How Pornography Distorts Intimate Relationships
With the recent release of the movie, 50 Shade of Grey, we as a culture have again revisited important issues about sexual matters that often don't get talked about or clarified to the extent that we learn lessons that will actually improve our relationships. So, I am going to use this opportunity to talk about how pornography affects the emotional intimacy in romantic relationships. I'll start with a question someone asked me recently.
I recently found out that my husband has been secretly viewing pornography online for years without me knowing. I feel very hurt by this discovery and disgusted by the thought of what he's looking at. I told him this and he doesn't see it as a big deal. He says "all guys use porn." I need a reality check. Is pornography that prevalent with men? And what should I do with these feelings?
This is a very important question and one that many couples struggle with. First, it is correct in saying that many men turn to pornography on a regular basis. It is estimated that 40 million Americans regularly visit porn sites on the internet. But, it isn't just men. About one-third of those regular visitors are women. But those who claim that porn is not a "big deal" are wrong. It is a very big deal because of how it erodes the physical and emotional intimacy in real relationships.
Here are some things to consider:
- Healthy relationships are built on trust. To be intimate with someone is to make yourself vulnerable. Trust is the assurance that your partner will respect that vulnerability and honor you. If your partner is secretly inviting others (complete strangers no less) into the exclusive realm that should be reserved between the two of you, it breaks that trust and feelings of violation usually follow. Broken trust takes time and a lot of work to heal.

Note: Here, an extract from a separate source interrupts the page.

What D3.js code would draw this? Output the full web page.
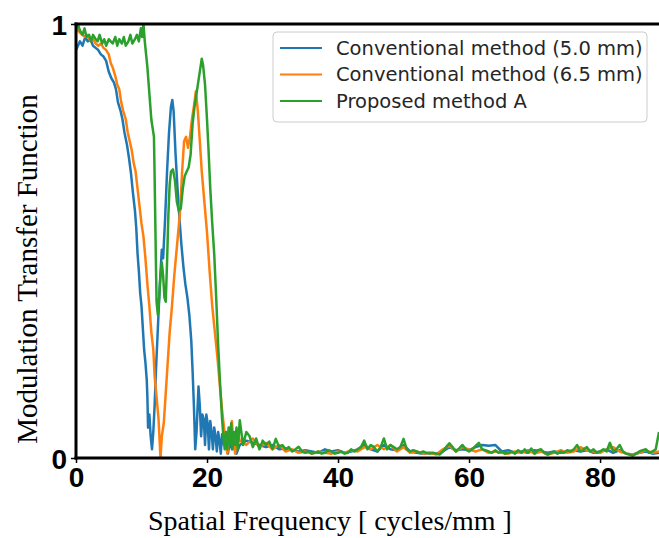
<!DOCTYPE html>
<html>
<head>
<meta charset="utf-8">
<script src="https://cdn.jsdelivr.net/npm/d3@7"></script>
<style>
  html, body { margin: 0; padding: 0; background: #fff; }
  svg { display: block; }
</style>
</head>
<body>
<svg id="chart" width="659" height="538"></svg>
<script>
// ---------- data ----------
const seriesNames = ["Conventional method (5.0 mm)", "Conventional method (6.5 mm)", "Proposed method A"];
const seriesColors = ["#1f77b4", "#ff7f0e", "#2ca02c"];
const xTickValues = [0, 20, 40, 60, 80];
const yTickValues = [0, 1];
const xLabel = "Spatial Frequency [ cycles/mm ]";
const yLabel = "Modulation Transfer Function";

// [frequency (cycles/mm), MTF]
const blueMain = [[0,0.94],[0.3,0.95],[0.6,0.96],[1,0.95],[1.4,0.97],[1.8,0.96],[2.2,0.965],[2.6,0.95],[3.0,0.945],[3.4,0.94],[3.8,0.93],[4.2,0.925],[4.6,0.915],[5.0,0.89],[5.4,0.875],[5.8,0.865],[6.1,0.85],[6.4,0.82],[6.8,0.80],[7.1,0.78],[7.4,0.75],[7.8,0.72],[8.1,0.69],[8.4,0.655],[8.7,0.61],[9.0,0.57],[9.2,0.53],[9.4,0.47],[9.6,0.43],[9.8,0.38],[10.0,0.35],[10.2,0.30],[10.4,0.25],[10.6,0.22],[10.8,0.18],[10.9,0.14],[11.0,0.07],[11.2,0.10],[11.4,0.05],[11.6,0.02],[11.8,0.06],[12.0,0.12],[12.2,0.2],[12.5,0.3],[12.8,0.4],[13.1,0.48],[13.3,0.46],[13.6,0.55],[13.9,0.66],[14.2,0.75],[14.5,0.81],[14.7,0.825],[14.9,0.8],[15.2,0.7],[15.5,0.62],[15.8,0.55],[16.1,0.49],[16.4,0.44],[16.7,0.40],[17.0,0.37],[17.3,0.33],[17.6,0.27],[17.8,0.2],[18.0,0.12],[18.2,0.02],[18.4,0.06],[18.7,0.165],[18.9,0.12],[19.1,0.05],[19.3,0.1],[19.5,0.09],[19.7,0.03],[19.9,0.1],[20.1,0.08],[20.3,0.02],[20.5,0.085],[20.7,0.06],[20.9,0.02],[21.1,0.07],[21.3,0.05],[21.5,0.015],[21.7,0.06],[21.9,0.04],[22.1,0.01],[22.3,0.055],[22.6,0.03],[22.9,0.045],[23.2,0.01],[23.5,0.04],[23.8,0.02],[24.1,0.035],[24.5,0.01]];
const blueTail = [[25,0.03],[26,0.04],[27,0.035],[28,0.03],[29,0.025],[30,0.03],[31,0.02],[32,0.022],[33,0.018],[34,0.015],[35,0.018],[36,0.015],[37,0.012],[38,0.02],[39,0.015],[40,0.018],[41,0.012],[42,0.015],[43,0.02],[44,0.03],[45,0.02],[46,0.015],[47,0.03],[48,0.02],[49,0.018],[50,0.03],[51,0.015],[52,0.012],[53,0.01],[54,0.012],[55,0.01],[56,0.015],[57,0.025],[58,0.018],[59,0.02],[60,0.018],[61,0.025],[62,0.03],[63,0.028],[64,0.03],[65,0.015],[66,0.018],[67,0.012],[68,0.015],[69,0.012],[70,0.018],[71,0.015],[72,0.012],[73,0.015],[74,0.012],[75,0.015],[76,0.018],[77,0.015],[78,0.018],[79,0.012],[80,0.015],[81,0.02],[82,0.012],[83,0.018],[84,0.01],[85,0.008],[86,0.012],[87,0.015],[88,0.01],[89,0.012]];

const orangeMain = [[0,0.99],[0.3,0.985],[0.6,0.98],[1,0.975],[1.4,0.97],[1.8,0.975],[2.2,0.96],[2.6,0.965],[3.0,0.955],[3.4,0.95],[3.8,0.955],[4.2,0.945],[4.6,0.94],[5.0,0.93],[5.3,0.91],[5.6,0.9],[6.0,0.88],[6.3,0.86],[6.6,0.85],[6.9,0.82],[7.2,0.80],[7.6,0.78],[7.9,0.75],[8.2,0.73],[8.5,0.71],[8.8,0.68],[9.1,0.66],[9.4,0.62],[9.7,0.58],[10.0,0.54],[10.3,0.51],[10.6,0.46],[10.9,0.40],[11.2,0.35],[11.5,0.29],[11.8,0.25],[12.0,0.19],[12.3,0.14],[12.6,0.09],[12.8,0.03],[12.9,0.0],[13.1,0.05],[13.4,0.08],[13.7,0.15],[14.0,0.22],[14.3,0.29],[14.6,0.34],[15.0,0.42],[15.3,0.47],[15.6,0.52],[15.9,0.57],[16.2,0.66],[16.5,0.73],[16.8,0.74],[17.1,0.715],[17.4,0.74],[17.7,0.78],[18.0,0.81],[18.3,0.845],[18.6,0.80],[18.9,0.73],[19.2,0.66],[19.6,0.59],[20.0,0.52],[20.4,0.43],[20.8,0.35],[21.2,0.29],[21.6,0.23],[22.0,0.16],[22.3,0.11],[22.6,0.07],[22.9,0.03],[23.1,0.01],[23.4,0.05],[23.8,0.085],[24.0,0.04],[24.3,0.01],[24.6,0.06]];
const orangeTail = [[25,0.04],[26,0.03],[27,0.045],[28,0.025],[29,0.035],[30,0.02],[31,0.03],[32,0.015],[33,0.02],[34,0.012],[35,0.015],[36,0.01],[37,0.015],[38,0.012],[39,0.01],[40,0.015],[41,0.012],[42,0.018],[43,0.015],[44,0.025],[45,0.02],[46,0.03],[47,0.02],[48,0.03],[49,0.015],[50,0.025],[51,0.012],[52,0.015],[53,0.01],[54,0.012],[55,0.008],[56,0.02],[57,0.028],[58,0.015],[59,0.025],[60,0.02],[61,0.015],[62,0.02],[63,0.012],[64,0.015],[65,0.012],[66,0.01],[67,0.015],[68,0.012],[69,0.018],[70,0.01],[71,0.015],[72,0.008],[73,0.012],[74,0.018],[75,0.012],[76,0.015],[77,0.025],[78,0.018],[79,0.015],[80,0.012],[81,0.02],[82,0.025],[83,0.015],[84,0.01],[85,0.008],[86,0.012],[87,0.018],[88,0.012],[89,0.015]];

const greenMain = [[0,0.99],[0.3,1.0],[0.6,0.985],[1.0,0.975],[1.3,0.99],[1.6,0.97],[2.0,0.975],[2.3,0.96],[2.6,0.975],[3.0,0.965],[3.3,0.96],[3.6,0.975],[4.0,0.955],[4.3,0.965],[4.6,0.95],[5.0,0.965],[5.3,0.96],[5.6,0.955],[6.0,0.97],[6.3,0.95],[6.6,0.965],[7.0,0.955],[7.3,0.97],[7.6,0.95],[8.0,0.96],[8.3,0.975],[8.6,0.955],[9.0,0.965],[9.3,0.975],[9.6,0.96],[9.9,0.99],[10.1,0.97],[10.3,1.0],[10.5,0.96],[10.7,0.93],[10.9,0.90],[11.1,0.86],[11.3,0.82],[11.5,0.78],[11.7,0.76],[11.9,0.74],[12.0,0.65],[12.1,0.55],[12.2,0.45],[12.3,0.36],[12.5,0.33],[12.7,0.37],[12.9,0.42],[13.1,0.45],[13.3,0.42],[13.5,0.37],[13.7,0.36],[13.9,0.45],[14.1,0.56],[14.3,0.63],[14.5,0.66],[14.8,0.665],[15.1,0.64],[15.4,0.59],[15.7,0.57],[16.0,0.575],[16.3,0.62],[16.6,0.65],[16.9,0.66],[17.2,0.67],[17.5,0.70],[17.8,0.77],[18.1,0.81],[18.4,0.84],[18.7,0.87],[19.0,0.9],[19.2,0.92],[19.4,0.905],[19.7,0.86],[20.0,0.78],[20.2,0.72],[20.5,0.62],[20.8,0.54],[21.1,0.47],[21.4,0.37],[21.7,0.26],[22.0,0.17],[22.3,0.09],[22.5,0.05],[22.7,0.02],[22.9,0.06],[23.1,0.02],[23.3,0.07],[23.5,0.03],[23.7,0.08],[23.9,0.02],[24.1,0.06],[24.3,0.03],[24.5,0.07],[24.7,0.02]];
const greenTail = [[25,0.087],[25.5,0.03],[26,0.06],[26.5,0.05],[27,0.025],[27.5,0.045],[28,0.02],[28.5,0.04],[29,0.03],[29.5,0.038],[30,0.02],[30.5,0.044],[31,0.025],[31.5,0.03],[32,0.02],[32.5,0.025],[33,0.015],[33.5,0.02],[34,0.026],[34.5,0.015],[35,0.012],[35.5,0.015],[36,0.01],[36.5,0.012],[37,0.015],[37.5,0.01],[38,0.012],[38.5,0.018],[39,0.015],[39.5,0.01],[40,0.012],[40.5,0.015],[41,0.01],[41.5,0.012],[42,0.02],[42.5,0.015],[43,0.02],[43.5,0.025],[44,0.04],[44.5,0.02],[45,0.03],[45.5,0.025],[46,0.015],[46.5,0.025],[47,0.045],[47.5,0.02],[48,0.03],[48.5,0.025],[49,0.02],[49.5,0.025],[50,0.044],[50.5,0.02],[51,0.015],[51.5,0.018],[52,0.015],[52.5,0.012],[53,0.015],[53.5,0.012],[54,0.01],[54.5,0.012],[55,0.01],[55.5,0.008],[56,0.015],[56.5,0.025],[57,0.034],[57.5,0.025],[58,0.015],[58.5,0.022],[59,0.03],[59.5,0.02],[60,0.015],[60.5,0.02],[61,0.028],[61.5,0.035],[62,0.02],[62.5,0.018],[63,0.015],[63.5,0.012],[64,0.018],[64.5,0.012],[65,0.015],[65.5,0.01],[66,0.012],[66.5,0.015],[67,0.01],[67.5,0.018],[68,0.012],[68.5,0.02],[69,0.012],[69.5,0.022],[70,0.01],[70.5,0.018],[71,0.02],[71.5,0.012],[72,0.008],[72.5,0.012],[73,0.015],[73.5,0.01],[74,0.015],[74.5,0.012],[75,0.018],[75.5,0.015],[76,0.02],[76.5,0.03],[77,0.015],[77.5,0.02],[78,0.025],[78.5,0.015],[79,0.02],[79.5,0.012],[80,0.015],[80.5,0.02],[81,0.015],[81.5,0.035],[82,0.015],[82.5,0.02],[83,0.03],[83.5,0.015],[84,0.01],[84.5,0.008],[85,0.005],[85.5,0.01],[86,0.015],[86.5,0.018],[87,0.02],[87.5,0.012],[88,0.015],[88.5,0.02],[89,0.06]];

const seriesData = [blueMain.concat(blueTail), orangeMain.concat(orangeTail), greenMain.concat(greenTail)];

// ---------- layout ----------
const svg = d3.select("#chart");
const mLeft = 76, mRight = 659, mTop = 24, mBottom = 458;

const x = d3.scaleLinear().domain([0, 89]).range([mLeft, mRight]);
const y = d3.scaleLinear().domain([0, 1]).range([mBottom, mTop]);

svg.append("defs").append("clipPath").attr("id", "clip")
  .append("rect").attr("x", mLeft).attr("y", mTop - 1).attr("width", mRight - mLeft).attr("height", mBottom - mTop + 1);

const line = d3.line().x(d => x(d[0])).y(d => y(d[1]));

const lines = svg.append("g").attr("clip-path", "url(#clip)");
seriesData.forEach((s, i) => {
  lines.append("path").datum(s)
    .attr("d", line)
    .attr("fill", "none")
    .attr("stroke", seriesColors[i])
    .attr("stroke-width", 2.5)
    .attr("stroke-linejoin", "round");
});

// axes
const xAxis = svg.append("g").attr("transform", `translate(0,${mBottom})`)
  .call(d3.axisBottom(x).tickValues(xTickValues).tickFormat(d3.format("d")).tickSize(5).tickPadding(4));
const yAxis = svg.append("g").attr("transform", `translate(${mLeft},0)`)
  .call(d3.axisLeft(y).tickValues(yTickValues).tickFormat(d3.format("d")).tickSize(5).tickPadding(4));

[xAxis, yAxis].forEach(a => {
  a.select(".domain").remove();
  a.selectAll(".tick line").attr("stroke", "#000").attr("stroke-width", 1.5);
  a.selectAll(".tick text")
    .attr("fill", "#000")
    .style("font-family", "'Liberation Sans', Arial, sans-serif")
    .style("font-weight", "bold")
    .style("font-size", "28px");
});
yAxis.selectAll(".tick text").attr("dy", "0.36em");

// spines
const sp = svg.append("g").attr("stroke", "#000").attr("stroke-width", 3);
sp.append("line").attr("x1", mLeft).attr("x2", mLeft).attr("y1", mTop - 1.5).attr("y2", mBottom + 1.5);
sp.append("line").attr("x1", mLeft - 1.5).attr("x2", mRight).attr("y1", mBottom).attr("y2", mBottom);
sp.append("line").attr("x1", mLeft - 1.5).attr("x2", mRight).attr("y1", mTop).attr("y2", mTop);

// axis labels
svg.append("text")
  .attr("x", 330).attr("y", 530)
  .attr("text-anchor", "middle")
  .style("font-family", "'Liberation Serif', 'Times New Roman', serif")
  .style("font-size", "28px")
  .attr("fill", "#000")
  .text(xLabel);

svg.append("text")
  .attr("transform", `translate(37,269) rotate(-90)`)
  .attr("text-anchor", "middle")
  .style("font-family", "'Liberation Serif', 'Times New Roman', serif")
  .style("font-size", "29px")
  .attr("fill", "#000")
  .text(yLabel);

// legend
const lg = svg.append("g");
lg.append("rect")
  .attr("x", 273).attr("y", 32).attr("width", 374).attr("height", 90)
  .attr("rx", 4).attr("ry", 4)
  .attr("fill", "#fff").attr("fill-opacity", 0.8)
  .attr("stroke", "#cccccc").attr("stroke-width", 1);
seriesNames.forEach((name, i) => {
  const cy = 48 + i * 26.5;
  lg.append("line")
    .attr("x1", 280).attr("x2", 322).attr("y1", cy).attr("y2", cy)
    .attr("stroke", seriesColors[i]).attr("stroke-width", 2.2);
  lg.append("text")
    .attr("x", 336).attr("y", cy).attr("dy", "0.35em")
    .style("font-family", "'DejaVu Sans', sans-serif")
    .style("font-size", "19.5px")
    .attr("fill", "#262626")
    .text(name);
});
</script>
</body>
</html>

- The key to a strong, long-lasting relationship is the couple's ability to build emotional intimacy. Emotional intimacy, not sexual intimacy, is what makes a relationship most meaningful. Of course if you take your cues from the porn sites or even from the relentless messages streaming through the media, you might think that sex is the prime binding agent in relationships. Despite the fact that this myth is pervasive in our sex-obsessed culture, it is the emotional intimacy that makes a person feel valued, cherished, loved, cared for, listened to and appreciated. When emotional intimacy is kindled between two people, satisfaction with their sexual union is far greater. There is no need to go outside of that relationship for other types of sexual stimulation or entertainment.
- Pornography creates unrealistic expectations about your spouse and sexual behavior. Pornography has been shown to weaken commitment in marriages because it creates an utterly false impression of what a normal body looks like and what sexual behavior is really about. The sexual relationship is meant to be mutually satisfying expression of each partner's love for the other. In contrast, porn is about self-gratification and often involves dominating or mistreating the other person.
I have found that people most prone to use pornography are those who have love deficits that occurred earlier in their lives. They have often come from homes where love and affection were scarce. We all are eventually exposed to porn at some point but those with love deficits seem more drawn to it as a substitute for the real relationships that weren't as nurturing as they needed. If the person repeatedly returns to porn to get that excitement, it can become a compulsive behavior that may turn into an addiction over time. Don't give up the fight to get these strangers out of your bedroom and your imagination. Your marriage may depend on it.